Vito Paulekas

Vitautus Alphonsus "Vito" Paulekas (20 May 1913 25 October 1992) was an American artist and bohemian, who was most notable for his leading role in the Southern California "freak scene" of the 1960s, and his influence on musicians including The Byrds, Love and Frank Zappa.

Taken while at a street festival when visiting friends in L.A.

Paulekas was born in Lowell, Massachusetts, the son of Lithuanian immigrants. After some time spent in a reformatory as a teenager, he learned wood carving and won competitions as a marathon dancer in the 1930s. He was convicted of armed robbery in 1938, but was released in 1942 and joined the US Merchant Marine. Around 1946, he moved to Los Angeles where, by the early 1960s, he had set up home on Beverly Boulevard. There he established an art studio where he "made a living of sorts by giving clay modeling lessons to Beverly Hills matrons who found the atmosphere in his studio exciting," and also ran dance classes. He married in 1961; his wife, Szou (b. Sueanne C. Shaffer, 1943) established a clothing boutique which was credited with being one of the first to introduce "hippie" fashions.[1][2][3]

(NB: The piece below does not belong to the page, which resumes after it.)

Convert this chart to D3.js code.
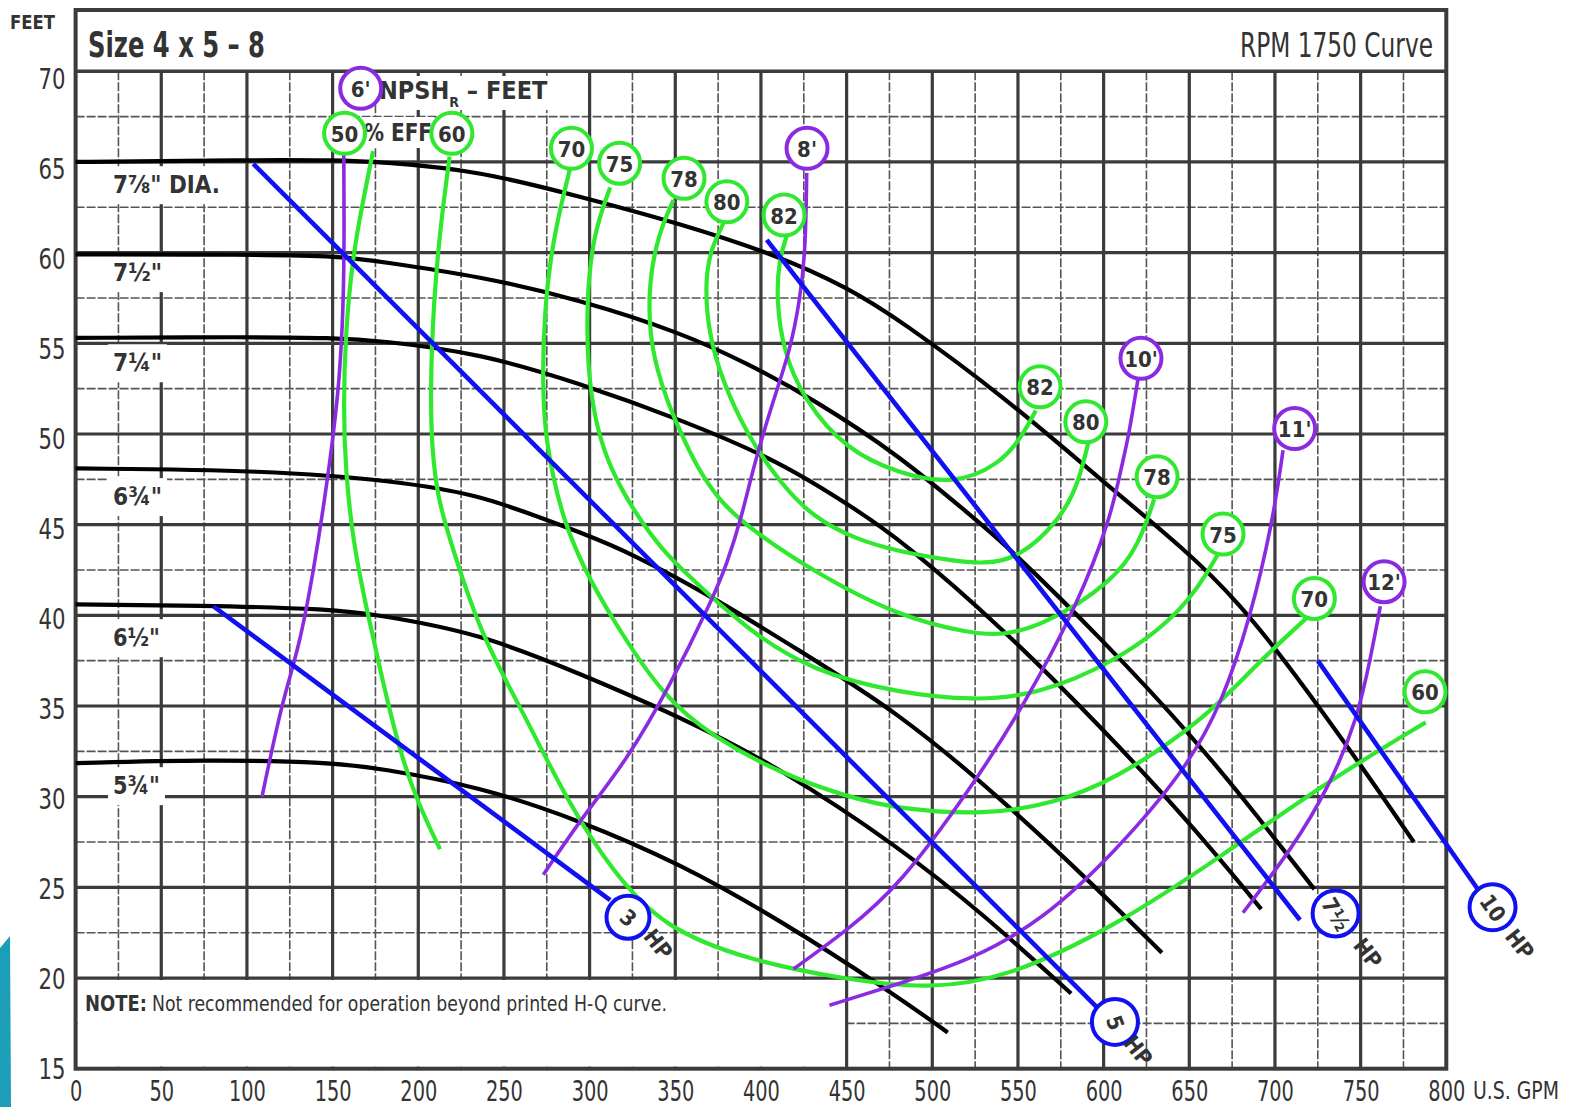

By about 1963, Vito, Szou, and their friend Carl Franzoni (b. 1934 in Cincinnati, Ohio), also known at the time as "Captain Fuck", had begun going to clubs with a growing group of self-styled "freaks", who reputedly "lived a semi-communal life and engaged in sex orgies and free-form dancing whenever they could". According to writer Johnny Rogan, Paulekas' "free thinking lifestyle and artistic passion inspired beatniks, aspiring existentialists and Valley girls in need of rebellion." In 1964, Paulekas offered rehearsal space to the Byrds, and the following year the troupe of free-form dancers, with Paulekas and Franzoni, accompanied the group on their nationwide tour. Later, Arthur Lee and Love also used his premises for rehearsals.[1][2][3][4]

In some clubs, Paulekas and the dancers became as big an attraction as the onstage entertainment. The troupe - including several of the young women later to become known as The GTOs, and members of the Fraternity of Man - occupied the Log Cabin in Laurel Canyon formerly occupied by Tom Mix and later by Frank Zappa. Credited as "Vito and the Hands", Paulekas recorded a single, "Where It's At," which featured some of the Mothers of Invention, with producer Kim Fowley in 1966. He has been credited with first using the terms "freak" and "freak-out" to describe the scene, and with Franzoni and other members of the troupe contributed to the first album by Zappa and the Mothers, Freak Out!. He appeared in several documentaries of the period, including Mondo Hollywood (1967) and You Are What You Eat (1968).[2][3][4][5]

After Richard Nixon's election as US President in 1968, he moved to Haiti and later Jamaica, before returning to settle in Cotati, California.[4] There, he and Franzoni established the Freestore street theatre and performance group, and built a bandstand for the town as well as contributing sculptures.[6][7]

He and Szou divorced in 1975. They had four children, at least one of whom, Godo, died as a child. Paulekas died in Cotati in 1992, aged 79.